La mosca es el propio hombre convirtiéndose en un extraño, en una entidad monstruosa, un Otro inhumano al que no deseamos conocer. La esencia de la historia señala que la catastrófica metamorfosis es signo de la falta de comunicación entre el hombre y la tecnología. La hybris científica conduce a cruzar límites muy peligrosos para transformar los parámetros de la vida humana. La falta de comprensión de André Delambre sobre sus propios límites -hasta que es demasiado tarde- le condujo a la pérdida de su identidad humana y, poco después, de la misma vida. Buscando ser como un Prometeo que brindara algo de luz a la humanidad, sólo alcanzó a ser Ícaro: recogió la ciencia de Dédalo, sus antecesores científicos, pero arriesgó demasiado contra algo mayor que él mismo. Pese a los preocupantes errores de su experimento con materiales inorgánicos, pasó rápidamente a experimentar con seres vivos. La curiosidad venció sobre la prudencia científica y, literalmente, mató al gato. Al experimentar consigo mismo, eliminando toda precaución, es un castigo determinante y despiadado que sea un insecto como la mosca, símbolo del caos, quien venza a su ingenio y queme sus alas.

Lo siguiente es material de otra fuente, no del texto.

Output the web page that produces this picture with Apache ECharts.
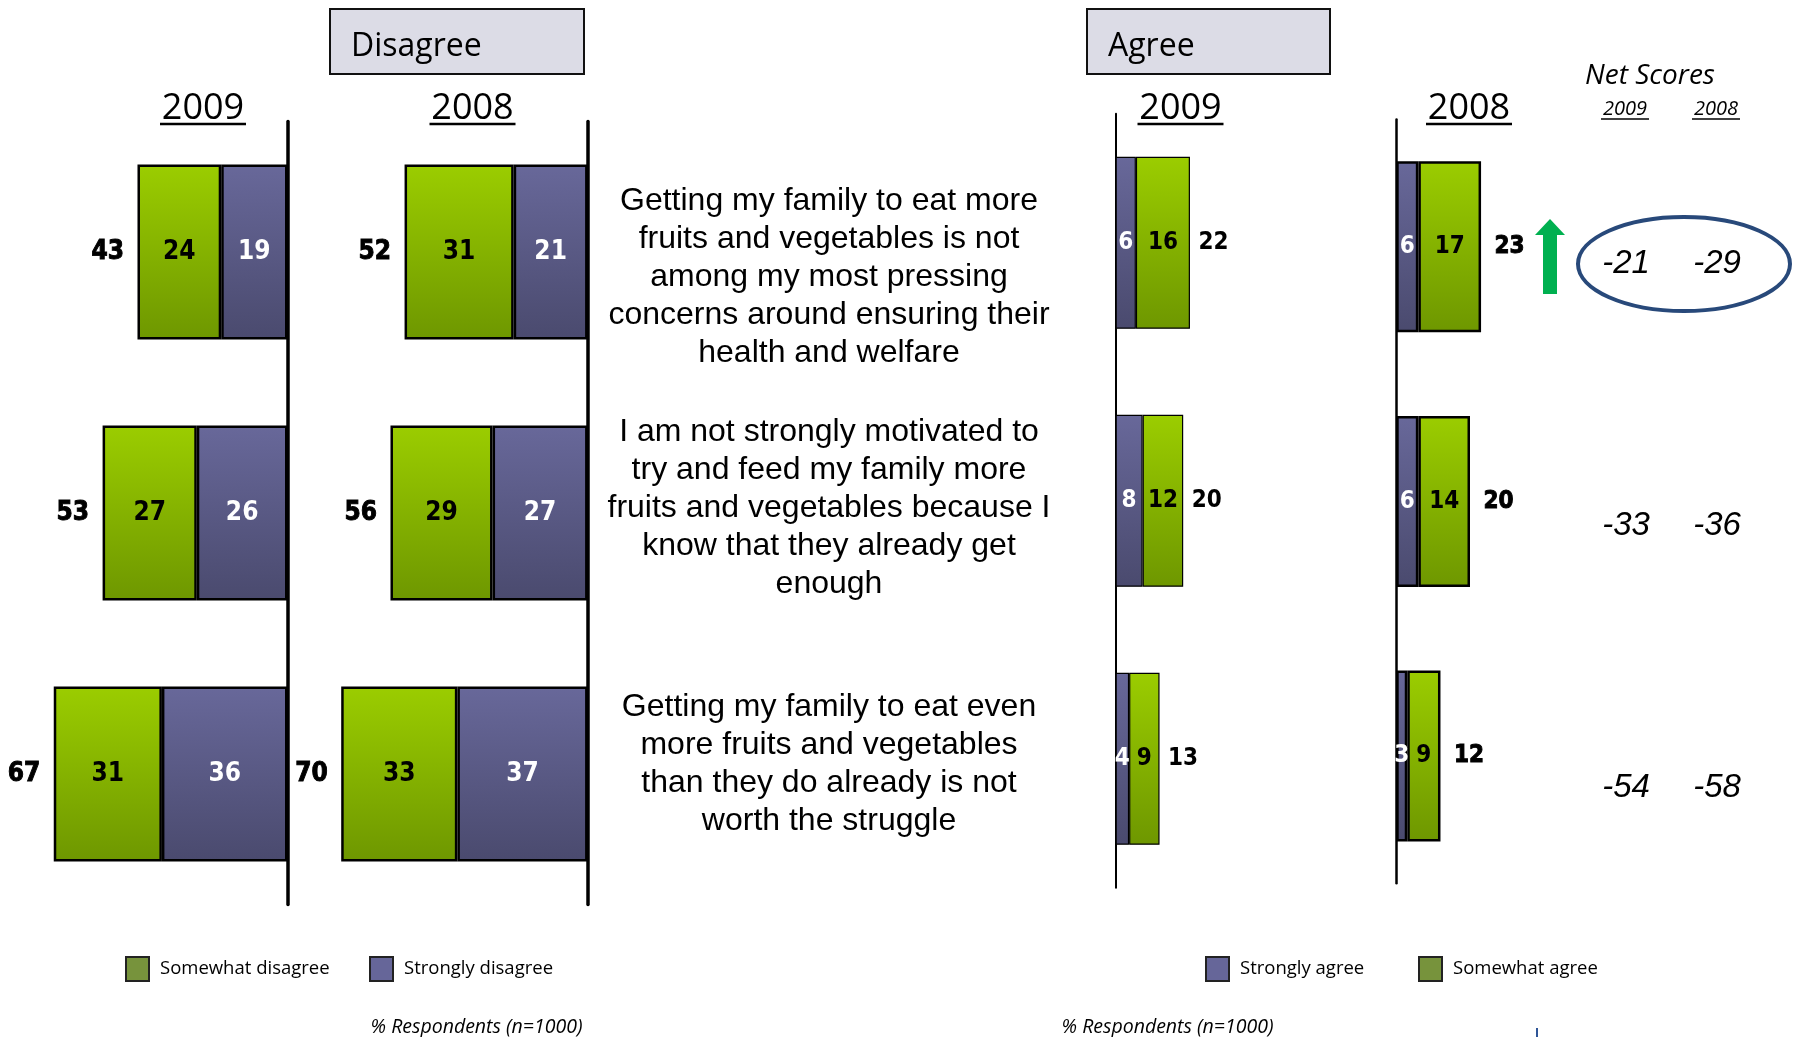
<!DOCTYPE html>
<html><head><meta charset="utf-8">
<script src="https://cdn.jsdelivr.net/npm/echarts@6/dist/echarts.min.js"></script>
<style>html,body{margin:0;padding:0;background:#fff}#c{width:1796px;height:1037px}</style>
</head><body><div id="c"></div>
<script>
// ---------------- DATA ----------------
const statements = [
  "Getting my family to eat more\nfruits and vegetables is not\namong my most pressing\nconcerns around ensuring their\nhealth and welfare",
  "I am not strongly motivated to\ntry and feed my family more\nfruits and vegetables because I\nknow that they already get\nenough",
  "Getting my family to eat even\nmore fruits and vegetables\nthan they do already is not\nworth the struggle"
];
const disagree2009Strongly = [19, 26, 36];
const disagree2009Somewhat = [24, 27, 31];
const disagree2009Total    = [43, 53, 67];
const disagree2008Strongly = [21, 27, 37];
const disagree2008Somewhat = [31, 29, 33];
const disagree2008Total    = [52, 56, 70];
const agree2009Strongly = [6, 8, 4];
const agree2009Somewhat = [16, 12, 9];
const agree2009Total    = [22, 20, 13];
const agree2008Strongly = [6, 6, 3];
const agree2008Somewhat = [17, 14, 9];
const agree2008Total    = [23, 20, 12];
const netScoreYears  = ['2009', '2008'];
const netScores2009  = [-21, -33, -54];
const netScores2008  = [-29, -36, -58];
const panelYears = ['2009', '2008', '2009', '2008'];

// ---------------- STYLE ----------------
const NARROW = "'Liberation Sans Narrow','Arial Narrow','DejaVu Sans Condensed',sans-serif";
const SANS = "'Liberation Sans',Arial,sans-serif";
const CAL = "'Open Sans',sans-serif";
const green = () => ({type:'linear',x:0,y:0,x2:0,y2:1,colorStops:[{offset:0,color:'#9BCD00'},{offset:1,color:'#6E9700'}]});
const purple = () => ({type:'linear',x:0,y:0,x2:0,y2:1,colorStops:[{offset:0,color:'#68689A'},{offset:1,color:'#4A4A6E'}]});

function barSeries(name, data, gi, color, labelColor, bw, borderW, fontSize) {
  return {type:'bar', name, data, xAxisIndex:gi, yAxisIndex:gi, stack:'s'+gi, barWidth:bw,
    itemStyle:{color, borderColor:'#000', borderWidth:borderW},
    label:{show:true, position:'inside', color:labelColor, fontFamily:NARROW, fontWeight:'bold', fontSize},
    silent:true};
}
function totalSeries(data, gi, pos, dist, fontSize, heavy) {
  return {type:'scatter', name:'total'+gi, data:data.map((v,i)=>[v,i]), xAxisIndex:gi, yAxisIndex:gi,
    symbolSize:1, itemStyle:{color:'rgba(0,0,0,0)', opacity:1}, z:5, silent:true,
    label:{show:true, opacity:1, position:pos, distance:dist, formatter:p=>p.value[0], color:'#000',
      fontFamily:NARROW, fontWeight:'bold', fontSize,
      textBorderColor:'#000', textBorderWidth: heavy ? 0.9 : 0}};
}
function netSeries(data, col) {
  return {type:'scatter', name:'net'+col, data:data.map((v,i)=>[col,i,v]), xAxisIndex:4, yAxisIndex:4,
    symbolSize:1, itemStyle:{color:'rgba(0,0,0,0)', opacity:1}, silent:true,
    label:{show:true, opacity:1, position:'inside', formatter:p=>p.value[2], color:'#000',
      fontFamily:SANS, fontStyle:'italic', fontSize:33}};
}

const grids = [
  {left:8.4,   width:279.1, top:121.5, height:783},
  {left:306,   width:281.6, top:121.5, height:783},
  {left:1115.6,width:101.4, top:113.8, height:774},
  {left:1396.2,width:110.7, top:119.5, height:763.8},
  {left:1580.5,width:182,   top:133,   height:786}
].map(g => Object.assign({outerBoundsMode:'none', containLabel:false}, g));

const xMax = [80, 80, 30, 30];
const xAxes = xMax.map((m,i)=>({type:'value', gridIndex:i, min:0, max:m, inverse:i<2, show:false}));
xAxes.push({type:'category', gridIndex:4, data:netScoreYears, show:false});

const axisW = [3.5, 3.5, 2, 2.5];
const yAxes = [0,1,2,3].map(i=>({
  type:'category', gridIndex:i, inverse:true, position: i<2 ? 'right' : 'left',
  data: statements,
  axisLine:{show:true, onZero:false, lineStyle:{color:'#000', width:axisW[i]}},
  axisTick:{show:false}, splitLine:{show:false}, axisLabel:{show:false}
}));
yAxes.push({type:'category', gridIndex:4, inverse:true, data:statements, show:false});

const series = [
  barSeries('Strongly disagree', disagree2009Strongly, 0, purple(), '#fff', 175, 2.5, 26),
  barSeries('Somewhat disagree', disagree2009Somewhat, 0, green(), '#000', 175, 2.5, 26),
  totalSeries(disagree2009Total, 0, 'left', 13, 26, true),
  barSeries('Strongly disagree', disagree2008Strongly, 1, purple(), '#fff', 175, 2.5, 26),
  barSeries('Somewhat disagree', disagree2008Somewhat, 1, green(), '#000', 175, 2.5, 26),
  totalSeries(disagree2008Total, 1, 'left', 13, 26, true),
  barSeries('Strongly agree', agree2009Strongly, 2, purple(), '#fff', 172, 1.2, 24),
  barSeries('Somewhat agree', agree2009Somewhat, 2, green(), '#000', 172, 1.2, 24),
  totalSeries(agree2009Total, 2, 'right', 8, 24, false),
  barSeries('Strongly agree', agree2008Strongly, 3, purple(), '#fff', 171, 2.5, 24),
  barSeries('Somewhat agree', agree2008Somewhat, 3, green(), '#000', 171, 2.5, 24),
  totalSeries(agree2008Total, 3, 'right', 13, 24, true),
  netSeries(netScores2009, 0),
  netSeries(netScores2008, 1)
];

function legend(name, color, left) {
  return {show:true, selectedMode:false, left, top:956, padding:0, orient:'horizontal', icon:'rect',
    itemWidth:23, itemHeight:24,
    data:[{name, itemStyle:{color, borderColor:'#222', borderWidth:2}}],
    textStyle:{fontFamily:CAL, fontSize:18.5, color:'#000', padding:[0,0,0,6]}};
}

// layout positions
const headerX = [203, 472.5, 1180.5, 1469];
const statementY = [277, 508.6, 764];
const graphic = [
  {type:'rect', shape:{x:330,y:9,width:254,height:65}, style:{fill:'#DCDCE6', stroke:'#111', lineWidth:2}},
  {type:'text', x:351, y:46.5, style:{text:'Disagree', fontFamily:CAL, fontSize:32, fill:'#000', verticalAlign:'middle'}},
  {type:'rect', shape:{x:1087,y:9,width:243,height:65}, style:{fill:'#DCDCE6', stroke:'#111', lineWidth:2}},
  {type:'text', x:1108, y:46.5, style:{text:'Agree', fontFamily:CAL, fontSize:32, fill:'#000', verticalAlign:'middle'}},
  {type:'text', x:1650, y:76.5, style:{text:'Net Scores', fontFamily:CAL, fontStyle:'italic', fontSize:28, fill:'#000', align:'center', verticalAlign:'middle'}},
  {type:'ellipse', shape:{cx:1684, cy:264, rx:106, ry:47}, style:{fill:'none', stroke:'#28497A', lineWidth:4}},
  {type:'polygon', shape:{points:[[1550,219],[1565,235],[1557,235],[1557,294],[1543,294],[1543,235],[1535,235]]}, style:{fill:'#00B050'}},
  {type:'text', x:476.5, y:1027, style:{text:'% Respondents (n=1000)', fontFamily:CAL, fontStyle:'italic', fontSize:19.5, fill:'#000', align:'center', verticalAlign:'middle'}},
  {type:'text', x:1167.5, y:1027, style:{text:'% Respondents (n=1000)', fontFamily:CAL, fontStyle:'italic', fontSize:19.5, fill:'#000', align:'center', verticalAlign:'middle'}},
  {type:'line', shape:{x1:1537,y1:1028,x2:1537,y2:1037}, style:{stroke:'#2F5597', lineWidth:2}}
];
statements.forEach((s,k)=>{
  graphic.push({type:'text', x:829, y:statementY[k], style:{text:s, fontFamily:SANS, fontSize:32, lineHeight:38,
    fill:'#000', align:'center', verticalAlign:'middle'}});
});
panelYears.forEach((y,i)=>{
  graphic.push({type:'text', x:headerX[i], y:108.5, style:{text:y, fontFamily:CAL, fontSize:36, fill:'#000', align:'center', verticalAlign:'middle'}});
  graphic.push({type:'line', shape:{x1:headerX[i]-43, y1:124, x2:headerX[i]+43, y2:124}, style:{stroke:'#000', lineWidth:2.5}});
});
const netX = [1625, 1716];
netScoreYears.forEach((y,i)=>{
  graphic.push({type:'text', x:netX[i], y:109.5, style:{text:y, fontFamily:CAL, fontStyle:'italic', fontSize:20, fill:'#000', align:'center', verticalAlign:'middle'}});
  graphic.push({type:'line', shape:{x1:netX[i]-24, y1:119, x2:netX[i]+24, y2:119}, style:{stroke:'#000', lineWidth:1.5}});
});

const chart = echarts.init(document.getElementById('c'), null, {renderer:'canvas'});
chart.setOption({
  animation:false,
  backgroundColor:'#fff',
  grid:grids, xAxis:xAxes, yAxis:yAxes, series,
  legend:[
    legend('Somewhat disagree', '#77933C', 125),
    legend('Strongly disagree', '#666699', 369),
    legend('Strongly agree', '#666699', 1205),
    legend('Somewhat agree', '#77933C', 1418)
  ],
  graphic
});
</script></body></html>
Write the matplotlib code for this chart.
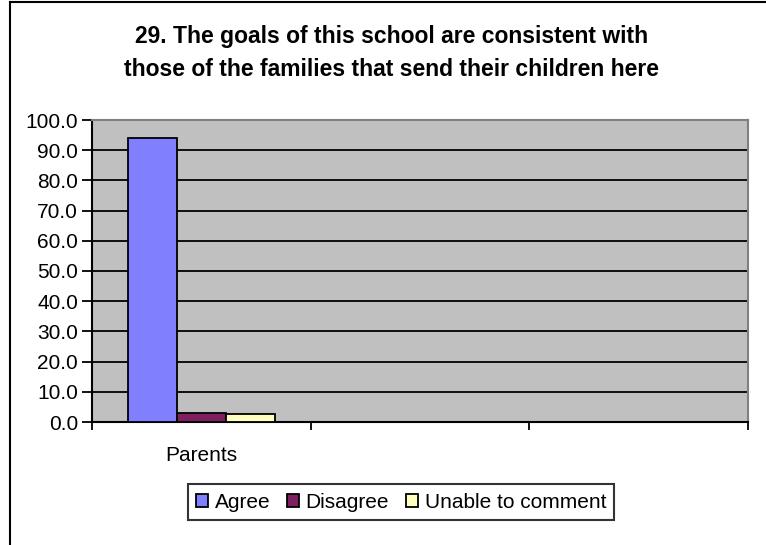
import numpy as np
import matplotlib
matplotlib.use("Agg")
import matplotlib.pyplot as plt
from matplotlib.lines import Line2D

plt.rcParams['font.family'] = ['Liberation Sans', 'DejaVu Sans']

title = "29. The goals of this school are consistent with\nthose of the families that send their children here"
categories = ["Parents", "", ""]
series_names = ["Agree", "Disagree", "Unable to comment"]
agree = [94.0, np.nan, np.nan]
disagree = [3.0, np.nan, np.nan]
unable = [2.5, np.nan, np.nan]
yticks = [0, 10, 20, 30, 40, 50, 60, 70, 80, 90, 100]
colors = ["#8080FF", "#7F1F5F", "#FFFFC0"]

W, H = 766, 545
fig = plt.figure(figsize=(W / 100, H / 100), dpi=100)
fig.patch.set_facecolor("white")

ax = fig.add_axes([92 / W, 1 - 422 / H, (748 - 92) / W, (422 - 120) / H])
ax.set_facecolor("#C0C0C0")

x = np.arange(len(categories)) + 0.5
bw = 0.225
for i, (vals, name, c) in enumerate(zip([agree, disagree, unable], series_names, colors)):
    ax.bar(x + (i - 1) * bw, vals, width=bw, color=c, edgecolor="black",
           linewidth=1.3, label=name, zorder=3)

ax.set_xlim(0, len(categories))
ax.set_ylim(0, 100)
ax.set_yticks(yticks)
ax.set_yticklabels([f"{v:.1f}" for v in yticks], fontsize=15)
ax.yaxis.grid(True, color="black", linewidth=1.3, zorder=1)
ax.set_axisbelow(True)

ax.set_xticks(np.arange(len(categories) + 1))
ax.set_xticklabels([])
ax.set_xticks(x, minor=True)
ax.set_xticklabels(categories, minor=True, fontsize=15)
ax.tick_params(axis="x", which="minor", length=0, pad=17)
ax.tick_params(axis="x", which="major", direction="out", length=6, width=1.3, color="black")
ax.tick_params(axis="y", direction="out", length=7, width=1.3, color="black", pad=3)

for s in ["left", "bottom"]:
    ax.spines[s].set_color("black")
    ax.spines[s].set_linewidth(1.5)
for s in ["top", "right"]:
    ax.spines[s].set_color("#808080")
    ax.spines[s].set_linewidth(1.5)

fig.text(392 / W, 1 - 53 / H, title, ha="center", va="center", fontsize=16.5,
         fontweight="bold", linespacing=1.55)

leg = fig.legend(loc="center", bbox_to_anchor=(401 / W, 1 - 502 / H), ncol=3,
                 fontsize=15, frameon=True, fancybox=False, edgecolor="black",
                 handlelength=0.6, handleheight=0.6, handletextpad=0.3,
                 columnspacing=0.8, borderpad=0.4, borderaxespad=0)
leg.get_frame().set_linewidth(1.5)

fig.add_artist(Line2D([9.5 / W, 9.5 / W], [0, 1 - 2 / H], color="black", linewidth=1.5))
fig.add_artist(Line2D([9.5 / W, 1], [1 - 2 / H, 1 - 2 / H], color="black", linewidth=1.5))

fig.savefig("out.png", dpi=100)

François Delambre, hermano del desdichado científico, otorga la clave para la lectura de La mosca: «Pasé revista a todas las novelas policíacas que había leído en mi vida. Este género literario no carece de lógica, incluso cuando presenta casos muy complicados. En la historia de las moscas, por el contrario, no había nada lógico, nada que pudiese encajar». Incluso creyendo que nos desenvolvemos en un mundo regido por leyes deterministas, la experiencia nos hace reconocer la existencia de variables inesperadas. Se nos escapan ya sea por ignorancia o por la complejidad de contar con todos los sistemas externos que afectan a nuestro entorno. Puede que las moscas decidan libremente sus acciones y no seamos capaces de preverlas; puede que sean como pequeñas máquinas orgánicas y, aun así, sería imposible esperar su llegada. Como reza la teoría del caos, la irrupción de estas pequeñas variables puede ser devastadora a gran escala. El vuelo de una mosca supone en este relato la inestabilidad mental y la pérdida de la propia identidad. El marco a través del que se contempla la realidad puede hacerse añicos en un instante que lo cambia todo.